Shayna Hodkin, a freelance writer and Shapira resident whom I encounter at the Getzel Coffee Shop, says she’s not impressed by Venn’s social initiatives in the neighborhood. “The real issue here, which outweighs the good that they supposedly do, is how much their apartments cost,” she says.
Venn says most of its tenants pay between 1,200 to 2,500 shekels ($328-$683) per month, and while this is low for Tel Aviv, some of the apartments or rooms are quite small – such as a unit Venn calls “the Cube,” a 6.5 x 9.8 foot (2 x 3 meter) room in a shared apartment for 1,100 shekels.
Hodkin, an acquaintance of the Cube’s inhabitant, calls it “a high price for an unlivable room.”
But Adan sees the Cube as a point of pride. “I want to upgrade your wellness,” he says. “The Cube is an experiment. We researched how many hours people invest in each room of their house. This guy is out of the apartment all day and just comes home to rest his head, and then he’s up and out. So why not pay less and spend that money on a vacation instead?”
A more common concern about Venn, though, is not the size or cost of its apartments but the collective cost of gentrification. The recent closure of Lechem Kodesh, an old-school neighborhood bakery on Shapira’s main drag, stirred those concerns.
In the Facebook group Shishi Shapira, the closure of the bakery was perceived as being directly linked to Venn. “No matter how much you sugarcoat it,” one user wrote, “‘monopoly’ and “social’ or ‘communal’ are contradictory.”
Yakov Itzhakov, the bakery’s former owner, shares that sentiment. “It doesn’t matter what you call it – you can call it community-oriented, social, you can call it ‘friendly’ – but at the end of the day, it’s business. They buy properties, they have a lot of homes in Shapira. What they say is what goes in the neighborhood.”
Tal Shavit, a Venn resident for the past 18 months, thinks it is unrealistic to blame gentrification on the company. “Usually gentrification is this obscure concept. Now you have a specific name you can attach to it.”
Having lived in Shapira for five years, Shavit believes the issue of gentrification is both older and broader than Venn. “There’s an expression that says you’re not in traffic, you are traffic. I was traffic five years ago and I’m traffic now. And the funny thing is that a lot of the activists in the neighborhood who are against Venn are also traffic. First come the career activists and artists. Then you get young professionals like me. Then young families. And then you’re gentrified.”
The Venn team regard these local suspicions as a matter of misconception. They scoff at notions that they want to take over the neighborhood or that they have purchased all the real estate.

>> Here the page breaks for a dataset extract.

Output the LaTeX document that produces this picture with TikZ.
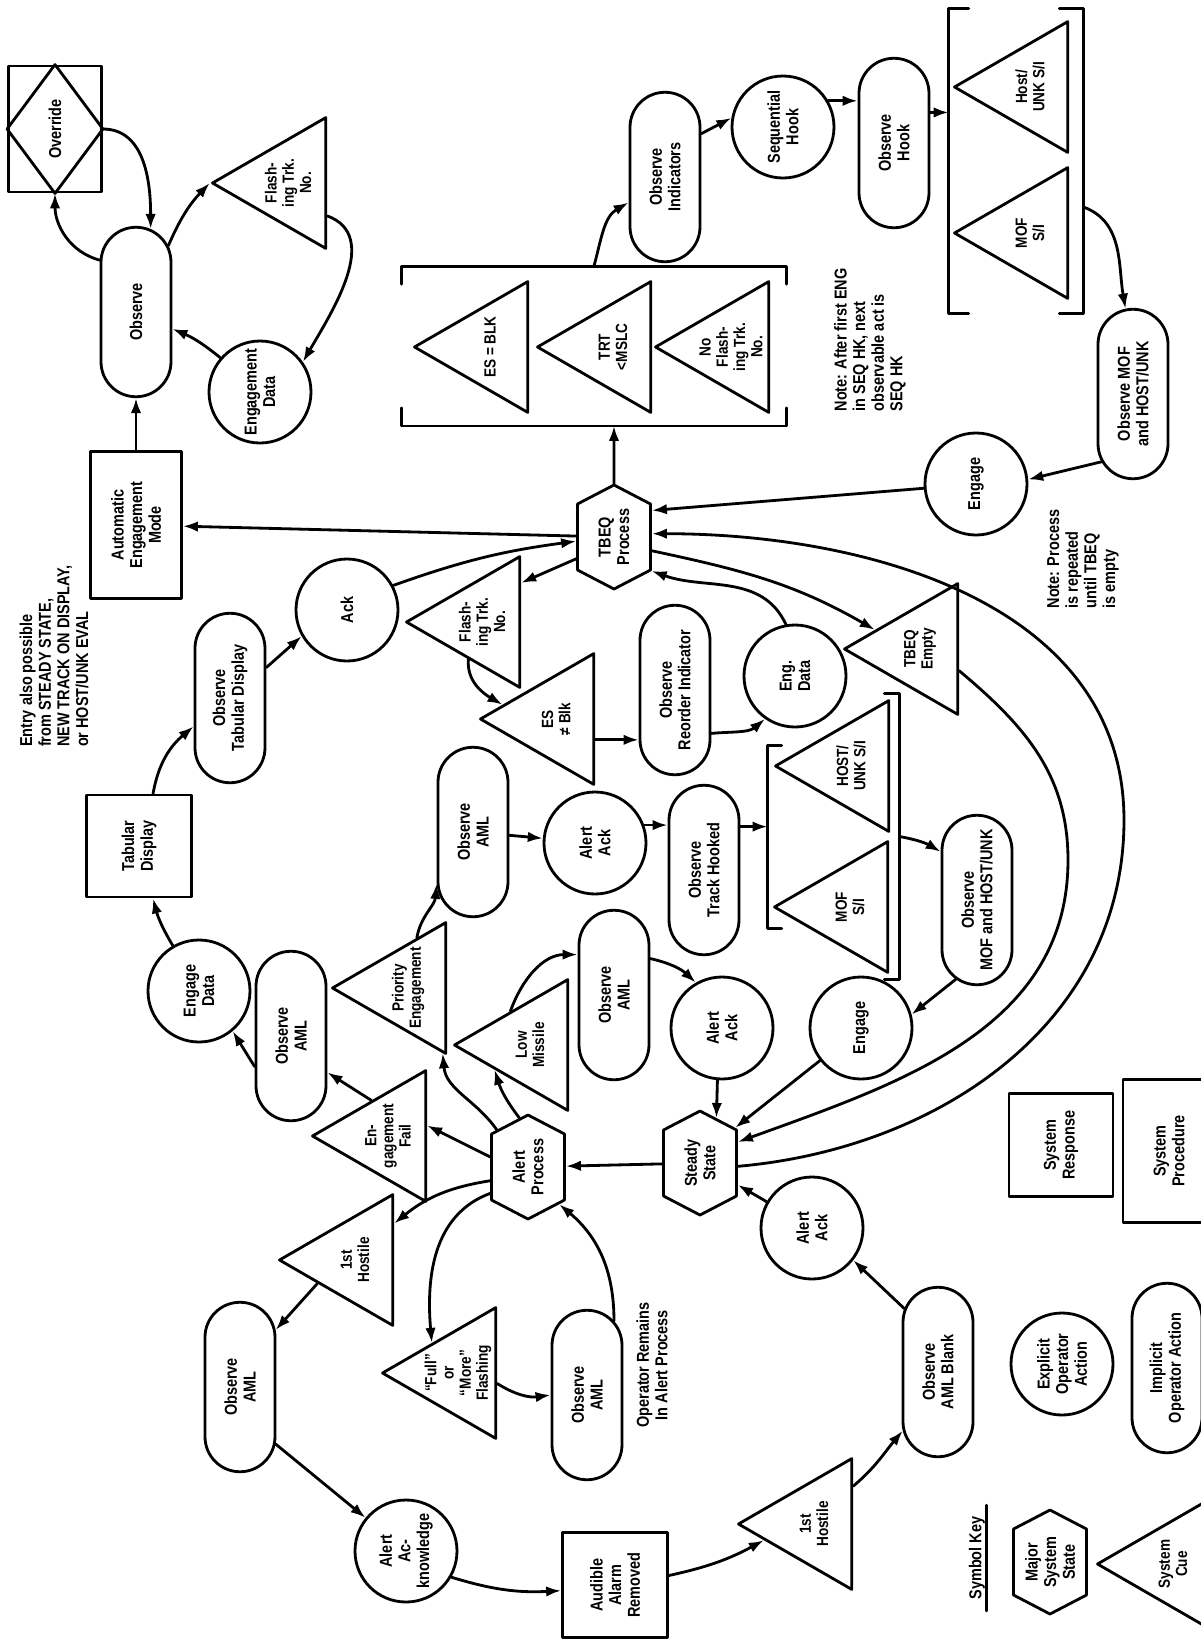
\documentclass[tikz,border=0pt]{standalone}
\usepackage{fontspec}
\setmainfont[FakeStretch=0.84]{Liberation Sans}
\usetikzlibrary{arrows.meta,shapes.geometric,shapes.misc,shapes.symbols}

\begin{document}
\begin{tikzpicture}[x=0.2mm,y=0.2mm,>={Latex[length=3mm,width=2.1mm]},
  font=\fontsize{9.8}{10.6}\selectfont\bfseries,line width=1.6pt,line join=round,line cap=round,
  obs/.style={draw,rounded rectangle,rotate=90,align=center,minimum width=34.6mm,minimum height=14mm,inner sep=1pt},
  opact/.style={draw,circle,rotate=90,align=center,minimum size=20.4mm,inner sep=-1mm},
  cue/.style={draw,regular polygon,regular polygon sides=3,rotate=90,align=center,minimum size=30.2mm,inner sep=-5mm,
    font=\fontsize{9.2}{9.8}\selectfont\bfseries},
  resp/.style={draw,rectangle,rotate=90,align=center,inner sep=1pt},
  mstate/.style={draw,signal,signal to=east and west,signal pointer angle=125,rotate=90,align=center,minimum width=20.8mm,minimum height=14.6mm,inner sep=0pt},
  txt/.style={rotate=90,align=left,inner sep=0pt},
  brk/.style={inner sep=0pt}]
\useasboundingbox (0,0) rectangle (1201,-1641);

\node[resp,minimum width=25.2mm,minimum height=18.6mm] (ovr) at (55,-129) {Override};
\draw (ovr.north) -- (ovr.east) -- (ovr.south) -- (ovr.west) -- cycle;
\node[obs] (obsA) at (136,-312) {Observe};
\node[cue] (flashA) at (288,-183) {Flash-\\ing Trk.\\No.};
\node[opact] (engdA) at (260,-392) {Engagement\\Data};
\node[resp,minimum width=29.4mm,minimum height=18.2mm] (aem) at (136,-525) {Automatic\\Engagement\\Mode};
\node[txt] (entry) at (54,-656) {Entry also possible\\from STEADY STATE,\\NEW TRACK ON DISPLAY,\\or HOST/UNK EVAL};

\node[brk,minimum width=76.4mm,minimum height=31.4mm] (brkA) at (594,-346) {};
\draw ([yshift=-3.6mm]brkA.north west) -- (brkA.north west) -- (brkA.north east) -- ++(0,-3.6mm);
\draw ([yshift=3.6mm]brkA.south west) -- (brkA.south west) -- (brkA.south east) -- ++(0,3.6mm);
\node[cue] (esblk) at (490,-347) {ES = BLK};
\node[cue] (trt) at (613,-347) {TRT\\<MSLC};
\node[cue] (noflash) at (731,-347) {No\\Flash-\\ing Trk.\\No.};
\node[obs] (obsI) at (665,-177) {Observe\\Indicators};
\node[opact] (seqH) at (783,-127) {Sequential\\Hook};
\node[obs] (obsH) at (894,-143) {Observe\\Hook};
\node[brk,minimum width=26.4mm,minimum height=60.4mm] (brkC) at (1016,-161) {};
\draw ([xshift=4mm]brkC.north west) -- (brkC.north west) -- (brkC.south west) -- ++(4mm,0);
\draw ([xshift=-4.8mm]brkC.north east) -- (brkC.north east) -- (brkC.south east) -- ++(-4.8mm,0);
\node[cue] (hostA) at (1030,-87) {Host/\\UNK S/I};
\node[cue] (mofA) at (1030,-233) {MOF\\S/I};
\node[obs] (obsMA) at (1133,-394) {Observe MOF\\and HOST/UNK};
\node[opact] (engA) at (976,-484) {Engage};
\node[txt] (noteA) at (870,-340) {Note: After first ENG\\in SEQ HK, next\\observable act is\\SEQ HK};
\node[txt] (noteB) at (1083,-559) {Note: Process\\is repeated\\until TBEQ\\is empty};
\node[mstate] (tbeq) at (614,-537) {TBEQ\\Process};

\node[opact] (ack) at (347,-610) {Ack};
\node[obs] (obsTab) at (230,-698) {Observe\\Tabular Display};
\node[resp,minimum width=20.4mm,minimum height=21mm] (tab) at (139,-846) {Tabular\\Display};
\node[opact] (engDat) at (199,-991) {Engage\\Data};

\node[cue] (flashB) at (482,-622) {Flash-\\ing Trk.\\No.};
\node[cue] (esne) at (556,-719) {ES\\≠ Blk};
\node[obs] (obsRI) at (675,-690) {Observe\\Reorder Indicator};
\node[opact] (engB) at (795,-676) {Eng.\\Data};
\node[cue] (tbeqE) at (920,-649) {TBEQ\\Empty};
\node[brk,minimum width=25.8mm,minimum height=56.6mm] (brkB) at (833.5,-836.5) {};
\draw ([shift={(2.8mm,-10.4mm)}]brkB.north west) -- ++(-2.8mm,0) -- ([yshift=10.2mm]brkB.south west) -- ++(2.8mm,0);
\draw ([xshift=-3mm]brkB.north east) -- (brkB.north east) -- (brkB.south east) -- ++(-3mm,0);
\node[cue] (hostB) at (851,-766) {HOST/\\UNK S/I};
\node[cue] (mofB) at (850,-907) {MOF\\S/I};
\node[obs] (obsMB) at (977,-900) {Observe\\MOF and HOST/UNK};
\node[opact] (engC) at (861,-1028) {Engage};
\node[obs] (obsB) at (473,-832) {Observe\\AML};
\node[opact] (ackA) at (595,-843) {Alert\\Ack};
\node[obs] (obsTH) at (704,-870) {Observe\\Track Hooked};

\node[cue] (priority) at (408,-988) {Priority\\Engagement};
\node[cue] (lowM) at (530,-1045) {Low\\Missile};
\node[obs] (obsC) at (614,-995) {Observe\\AML};
\node[opact] (ackB) at (722,-1028) {Alert\\Ack};
\node[obs] (obsE) at (291,-1036) {Observe\\AML};
\node[cue] (engFail) at (388,-1136) {En-\\gagement\\Fail};
\node[mstate] (alertP) at (528,-1167) {Alert\\Process};
\node[mstate] (steady) at (700,-1163) {Steady\\State};
\node[cue] (hostileA) at (355,-1260) {1st\\Hostile};
\node[cue] (fullMore) at (458,-1373) {``Full''\\or\\``More''\\Flashing};
\node[obs] (obsD) at (587,-1395) {Observe\\AML};
\node[txt,align=center] (remain) at (652,-1365) {Operator Remains\\In Alert Process};
\node[obs] (obsF) at (240,-1387) {Observe\\AML};
\node[opact] (ackD) at (406,-1551) {Alert\\Ac-\\knowledge};
\node[resp,minimum width=21mm,minimum height=21mm] (aud) at (615,-1585) {Audible\\Alarm\\Removed};
\node[cue] (hostileB) at (814,-1524) {1st\\Hostile};
\node[obs] (obsG) at (938,-1372) {Observe\\AML Blank};
\node[opact] (ackC) at (812,-1228) {Alert\\Ack};

\node[resp,minimum width=20.6mm,minimum height=20.8mm] (keyResp) at (1061,-1145) {System\\Response};
\node[resp,minimum width=28.6mm,minimum height=18.4mm] (keyProc) at (1169,-1151) {System\\Procedure};
\node[opact] (keyExp) at (1062,-1364) {Explicit\\Operator\\Action};
\node[obs] (keyImp) at (1167,-1368) {Implicit\\Operator Action};
\node[txt] (key) at (977,-1558) {Symbol Key};
\draw ([yshift=-2mm]key.south west) -- ([yshift=2mm]key.south east);
\node[mstate] (keyState) at (1050,-1562) {Major\\System\\State};
\node[cue] (keyCue) at (1173,-1564) {System\\Cue};

\draw[->] (obsA.35) to[out=165,in=-90] (ovr.west);
\draw[->] (ovr.south) to[out=0,in=90] (obsA.-10);
\draw[->] (obsA.-26) to[bend left=10] (flashA.north);
\draw[->] (flashA.-130) to[out=-20,in=60] (engdA.-55);
\draw[->] (engdA) to[bend right=8] (obsA);
\draw[->] (aem) -- (obsA);
\draw[->] (tbeq) -- (aem);
\draw[->] (ack.-62) to[bend left=6] (tbeq);
\draw[->] (tbeq.120) -- (flashB.-45);
\draw[->] (flashB.160) to[out=-95,in=150] (esne.75);
\draw[->] (esne.-118) -- (esne.-118 -| obsRI.north);
\draw[->] (obsRI.-140) to[out=5,in=-140] (engB.145);
\draw[->] (engB.10) to[out=115,in=-20] (tbeq.-132);
\draw[->] (tbeq.-110) to[out=-12,in=150] (tbeqE.67);
\draw[->] (steady.-95) to[out=5,in=-90] (1124,-820) to[out=90,in=0] (tbeq.-85);
\draw[->] (tbeqE.-119) to[out=-40,in=90] (1068,-860) to[out=-90,in=20] (steady.-61);
\draw[->] (engC) -- (steady.-45);
\draw[->] (ackB.175) -- (steady.-20);
\draw[->] (ackC) -- (steady);
\draw[->] (steady) -- (alertP);
\draw[->] (alertP.75) -- (engFail.-75);
\draw[->] (alertP.110) to[bend right=15] (hostileA.-47);
\draw[->] (alertP.125) to[out=200,in=95] (fullMore.41);
\draw[->] (fullMore.-105) to[bend right=20] (obsD.north);
\draw[->] (obsD.-20) to[out=90,in=-40] (alertP.-140);
\draw[->] (alertP.40) to[out=125,in=-85] (priority.-152);
\draw[->] (alertP.10) to[bend left=10] (lowM.125);
\draw[->] (lowM.30) to[out=70,in=180] (obsC.42);
\draw[->] (obsC.-45) to[bend left=15] (ackB.30);
\draw[->] (priority.-10) to[out=80,in=-95] (obsB.145);
\draw[->] (obsB) -- (ackA);
\draw[->] (ackA.-70) -- (ackA.-70 -| obsTH.north);
\draw[->] (obsTH.-40) -- (obsTH.-40 -| brkB.west);
\draw[->] (brkB.east) to[bend left=10] (obsMB.37);
\draw[->] (obsMB.165) -- (engC.-75);
\draw[->] (tbeq) -- (tbeq |- brkA.south);
\draw[->] (brkA.north) to[out=75,in=-150] (obsI.125);
\draw[->] (obsI.-40) -- (seqH.80);
\draw[->] (seqH.-60) -- (seqH.-60 -| obsH.north);
\draw[->] (obsH.-50) -- (obsH.-50 -| brkC.west);
\draw[->] ([yshift=-9.2mm]brkC.east) to[out=-20,in=100] (obsMA.5);
\draw[->] (obsMA.155) -- (engA.-85);
\draw[->] (engA) -- (tbeq.-55);
\draw[->] (obsE.130) -- (engDat.-140);
\draw[->] (engFail.25) -- (obsE.-135);
\draw[->] (engDat.30) to[bend left=8] (tab.-165);
\draw[->] (tab.-15) to[out=80,in=-140] (obsTab.128);
\draw[->] (obsTab.-50) -- (ack.120);
\draw[->] (hostileA.122) -- (obsF.-32);
\draw[->] (obsF.-148) -- (ackD);
\draw[->] (ackD.-120) to[bend right=10] (aud.96);
\draw[->] (aud.-80) to[bend right=8] (hostileB.108);
\draw[->] (hostileB.-46) to[out=40,in=-130] (obsG.149);
\draw[->] (obsG.28) -- (ackC.-128);
\end{tikzpicture}
\end{document}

If they were up to no good, Pollak-David says, they would lose their funding – a good deal of which comes from Bridges, an investment firm specializing in so-called impact companies. While every business has to report to its investors on financials, Venn is obliged to report on its social impact as well. Pollak-David calls this Venn’s “double bottom line.’’
Rather than being about image or charity, she sees it as a business necessity. “Over the course of the next 50 years there will be no room for companies producing negative things for humankind,” she says. “If you want to become scalable, you’ll have to attend to certain criteria – and one of these criteria will be impact work.”
For Adan, it’s all about the community. “Israelis are naturally-born community members,” he says, listing various examples of Jewish communities from shtetls to the kibbutz.
This comparison is echoed by Venn resident Nofar Drukman. “It’s like a kibbutz in the city,” she says, noting that while she was initially resistant to the idea of living in Tel Aviv, she loves that Venn offers an intimate community in the midst of the metropolis.
But while Venn may evoke Israel’s socialist past, it also evokes Israel’s high-tech present, blending the utopian ethos of the kibbutz with the enterprising spirit of Israel’s startup culture.
From this perspective, Tel Aviv is the perfect testing ground – and Venn has no intention of stopping here.